This fact sheet on telecommunication satellites synthesizes some facts deemed significant by our Fellows as part of the Presans Platform activity.

 

Origin

Artificial satellites were first imagined by writers, then theorized during the first half of the twentieth century by scientists, and finally made in the context of extensive R & D programs from 1957. The first satellites have scientific applications and military, then meteorological. The first telecommunications satellites were launched in the early 1960s by the Americans. Unlike other applications, the telecommunication business generates profits. Profits multiplied over time by the appearance of new systems. However, this activity is subject to the business cycle and the alternation of periods of growth and crisis, the current period being a period of growth.

 

New generation applications

The new telecommunication systems can currently be divided into three main classes:

  • Fifth generation (5G) mobile phone networks or more, to massively increase the data rate per second.
  • Space Internet, to fill the gaps of the existing Internet network, largely based on submarine cables.
  • Global or regional positioning systems, to replace or complement systems already in place. The uses of these systems are very numerous.

 

Actors

5G players: operators, typically national, and OEMs such as Cisco, Nokia, Qualcomm, Samsung, Intel, HPE, Ericsson, and Huawei.

Spatial Internet players: the satellite manufacturers in the running are OneWeb, Thales Alenia, Airbus, Boeing, Northrop Grumann Innovation Systems, CASIC, CASTC, Starlink, Facebook, Telesat or Project Kuiper.

Positioning system players: GPS and Glonass are the only fully deployed global systems. Galileo and BeiDou 2 and 3 (also known as Compass) are global systems being deployed. India and Japan deploy regional systems (respectively NAVIC or IRNSS and QZSS). To these systems are added systems of increase (overlay) of precision and reliability.

 

Technical challenges

The challenges faced by these actors are technical and geopolitical. On the one hand, it aims to efficiently industrialize the production of innovative satellites, designed to be deployed in vast constellations in low orbit, to reposition itself with suitable propulsion systems, and possibly capable of laser communication.

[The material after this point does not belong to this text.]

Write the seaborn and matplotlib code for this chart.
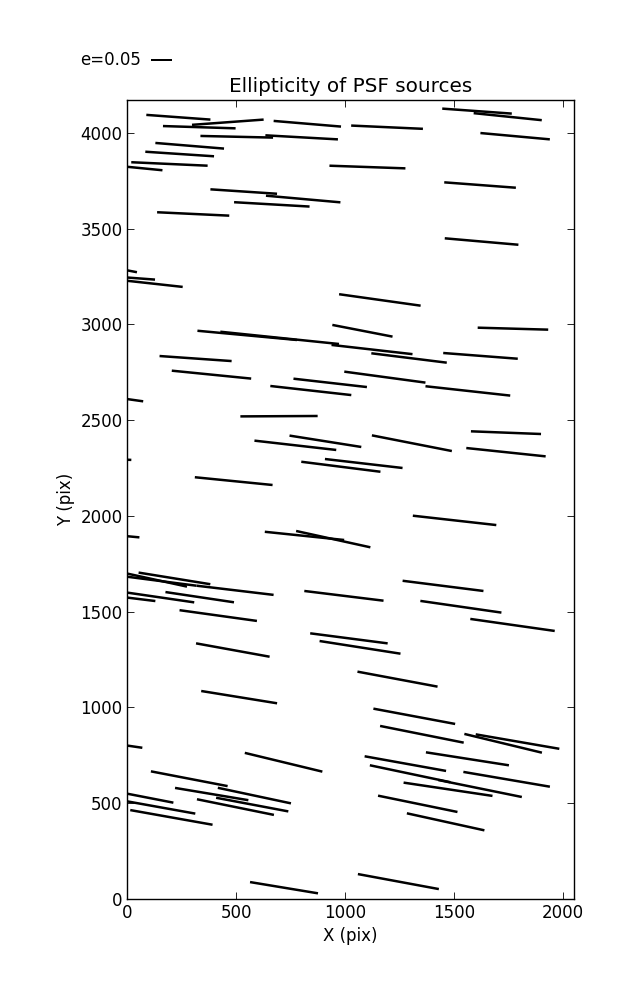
import numpy as np
import pandas as pd
import matplotlib
matplotlib.use("Agg")
import matplotlib.pyplot as plt
import seaborn as sns

# PSF source positions (pix), ellipticity and stick angle on screen (deg)
x_pix = [234, 330, 461, 826, 502, 800, 286, 240, 193, 64, 1102, 534, 807, 663, 302,
         6, 47, 111, 1159,
         1605, 1746, 1192, 1780, 1619, 1626,
         550, 699, 1079, 1123, 313, 386, 1182, 931, 842, 20, 696, 909, 771, -7, 1085, 980, 488,
         1770, 1621, 1293, 1563, 1738, 1306, 1738,
         11, 813, 945, 121, 216, 133, 494, 137, 48, 332, 417, 994, 484, 1017, 1068, 513,
         1502, 1449, 1531, 1768, 1240,
         18, 717, 284, 387, 583, 573, 496, 89, 140, 202, 719,
         1317, 1352, 1725, 1791, 1561, 1276, 1298, 1619, 1741, 1472, 1333, 1461, 1244]
y_pix = [4082, 4030, 4056, 4048, 3980, 3977, 3933, 3890, 3838, 3816, 3822, 3694, 3655, 3627, 3577,
         3281, 3241, 3214, 3128,
         4114, 4085, 4030, 3983, 3728, 3433,
         2943, 2930, 2967, 2869, 2822, 2738, 2725, 2695, 2655, 2607, 2521, 2390, 2369, 2294, 2274, 2257, 2182,
         2978, 2836, 2825, 2653, 2435, 2380, 2333,
         1893, 1896, 1879, 1669, 1674, 1663, 1612, 1577, 1567, 1576, 1480, 1583, 1300, 1361, 1314, 1054,
         1977, 1635, 1526, 1431, 1148,
         798, 714, 628, 548, 540, 493, 480, 530, 481, 426, 59,
         954, 860, 813, 822, 732, 707, 654, 577, 625, 573, 497, 403, 91]
ellip = [0.153, 0.173, 0.171, 0.161, 0.173, 0.173, 0.164, 0.164, 0.182, 0.101, 0.181, 0.159, 0.178, 0.180, 0.172,
         0.040, 0.083, 0.149, 0.196,
         0.166, 0.163, 0.171, 0.166, 0.171, 0.176,
         0.238, 0.284, 0.146, 0.194, 0.172, 0.190, 0.195, 0.176, 0.194, 0.055, 0.184, 0.173, 0.196, 0.026, 0.186, 0.190, 0.186,
         0.168, 0.178, 0.181, 0.203, 0.167, 0.194, 0.190,
         0.046, 0.190, 0.181, 0.162, 0.173, 0.192, 0.185, 0.178, 0.084, 0.165, 0.186, 0.190, 0.178, 0.186, 0.195, 0.183,
         0.200, 0.194, 0.195, 0.203, 0.194,
         0.053, 0.190, 0.186, 0.177, 0.178, 0.175, 0.187, 0.129, 0.181, 0.199, 0.164,
         0.198, 0.203, 0.190, 0.202, 0.200, 0.197, 0.196, 0.203, 0.209, 0.214, 0.193, 0.189, 0.196]
angle = [-4.2, -1.8, 4.2, -4.8, -1.3, -3.2, -4.7, -3.8, -2.6, -5.6, -2.0, -3.8, -5.1, -3.3, -2.7,
         -10.8, -4.3, -6.3, -8.0,
         -4.1, -5.9, -2.6, -5.2, -4.3, -5.0,
         -5.3, -5.9, -11.0, -6.5, -4.0, -5.7, -7.7, -6.5, -6.4, -8.0, 0.3, -9.0, -6.5, -2.6, -6.6, -7.2, -5.7,
         -1.6, -4.4, -7.1, -6.3, -2.2, -11.1, -6.0,
         -5.4, -5.9, -12.4, -12.3, -9.2, -7.4, -6.8, -8.3, -7.0, -8.5, -7.9, -7.0, -10.3, -7.4, -8.9, -9.2,
         -6.4, -7.2, -8.2, -8.1, -10.6,
         -8.3, -13.6, -10.9, -9.5, -12.0, -10.7, -11.5, -11.0, -10.2, -10.1, -9.4,
         -10.6, -11.3, -13.6, -9.8, -8.9, -10.2, -11.9, -11.5, -9.7, -8.5, -11.6, -12.4, -10.5]

df = pd.DataFrame({"x": x_pix, "y": y_pix, "e": ellip, "theta": angle})
df["u"] = df["e"] * np.cos(np.radians(df["theta"]))
df["v"] = df["e"] * np.sin(np.radians(df["theta"]))

sns.set_style("ticks", {"xtick.direction": "in", "ytick.direction": "in"})
plt.rcParams.update({
    "font.family": ["DejaVu Sans"],
    "font.size": 12,
    "text.color": "black",
    "axes.labelcolor": "black",
    "axes.edgecolor": "black",
    "axes.linewidth": 1.0,
    "xtick.color": "black",
    "ytick.color": "black",
    "xtick.top": True,
    "ytick.right": True,
    "xtick.major.size": 5,
    "ytick.major.size": 5,
    "xtick.major.width": 0.6,
    "ytick.major.width": 0.6,
    "xtick.labelsize": 12,
    "ytick.labelsize": 12,
})

fig, ax = plt.subplots(figsize=(6.37, 10), dpi=100)
fig.subplots_adjust(left=0.2, right=0.901, bottom=0.101, top=0.9)

# headless sticks, 0.05 ellipticity = 0.21 in
q = ax.quiver(df["x"], df["y"], df["u"], df["v"], angles="uv", pivot="middle",
              scale_units="inches", scale=0.05 / 0.21, units="inches", width=0.025,
              headwidth=0, headlength=0, headaxislength=0, color="black")
ax.quiverkey(q, 0.237, 0.94, 0.05, "e=0.05", labelpos="W", coordinates="figure",
             labelsep=0.1, fontproperties={"size": 12})

ax.set_xlim(0, 2050)
ax.set_ylim(0, 4172)
ax.set_xticks(np.arange(0, 2001, 500))
ax.set_yticks(np.arange(0, 4001, 500))
ax.set_title("Ellipticity of PSF sources", fontsize=14.4)
ax.set_xlabel("X (pix)")
ax.set_ylabel("Y (pix)")

plt.savefig("out.png", dpi=100)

Amongst other players, ThrustMe based in France offers an innovative propulsion system for new satellites.

 

Geopolitical challenges

From the beginning, the satellites are at the heart of the rivalries between great powers. These rivalries are an impossible factor to ignore in the current evolution of the telecommunications satellite market.

In the case of 5G networks, the case of Huawei perfectly illustrates this dimension, the US putting pressure on Western countries to refuse to equip the Chinese industry.

In the case of positioning systems, it should be recalled that Galileo’s restriction to domestic and civil uses is again the result of pressure exerted by the USA, via the United Kingdom and the Netherlands. This restriction is also enforceable because of a partnership allowing the United States to interfere with Galileo’s signals unilaterally.